May 4: John 1: I Belong to Jesus Christ, who is God. Jesus teaches me to seek truth. The climate crisis has broken the world just as sin has always broken humanity’s relationships. Jesus Christ, through whom the world was made, comes to take away the sin of the world. But often, Christians are portrayed as not caring about the planet or climate. Sometimes it seems like you are supposed to be either a person of faith or a person of science. But in the Episcopal Church, science and faith go hand in hand. Is that how participants see Christianity generally portrayed in the news, media, or by friends? How do participants understand the interplay of science and faith in their own lives? What would be different if Christians everywhere understood our faith as mandating care for all Creation?

May 11: Psalms 104 & 24: My Place on Earth is part of God’s Creation Climate justice affects the whole planet and all peoples.
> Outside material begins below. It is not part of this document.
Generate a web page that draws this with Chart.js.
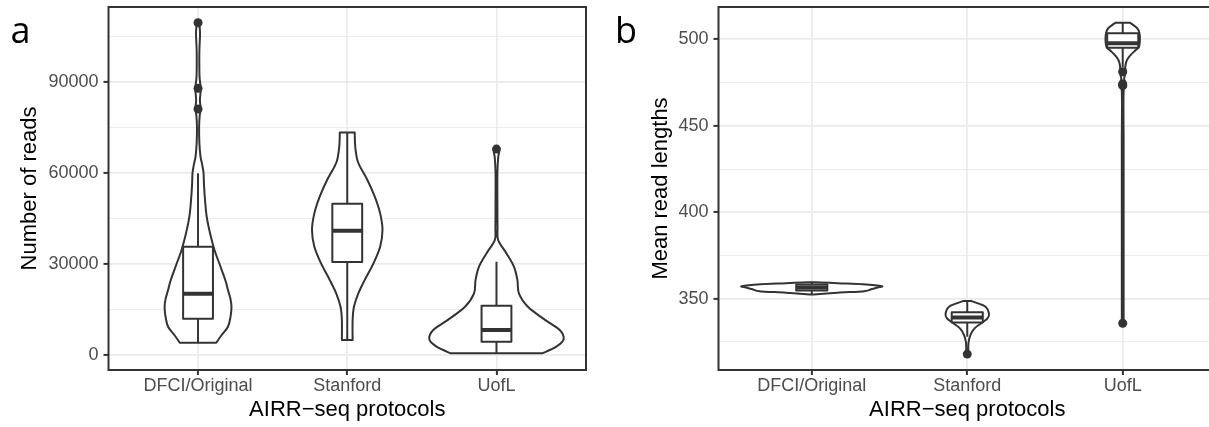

That includes us, where we live. This session will look at our local watershed, local responses to climate change, and what the Episcopal Church has begun doing for climate justice.

May 18: Acts 2: I am not alone; I Belong to a Cloud of Witnesses At Pentecost we celebrate that God has given us the Holy Spirit. As we address the climate crisis, we can remember that God’s Holy Spirit continues to call and empower people across the globe today. We are part of a cloud of witnesses. Each of us has gifts to give and a call to serve. Do you ever feel like different generations speak different languages or come from different cultures, especially as it relates to climate justice? Could the Holy Spirit work here, to help us connect? What would be different if our church kept talking and acting about climate after this series was done? What might older adults and younger adults be able to do together, if we began to imagine working across generations for the sake of future generations?

May 25: 1 Peter 1: Our Church is Meant to Cultivate Resurrection Hope Together (or Star Trek 4 Movie Night in Valentine Hall?) Are there next steps you would like to explore to live your faith as baptized servants of Jesus Christ in the world shaped by climate emergency? How might St. James’s be a witness to Christ, willing to walk by faith to tend and heal God’s creation?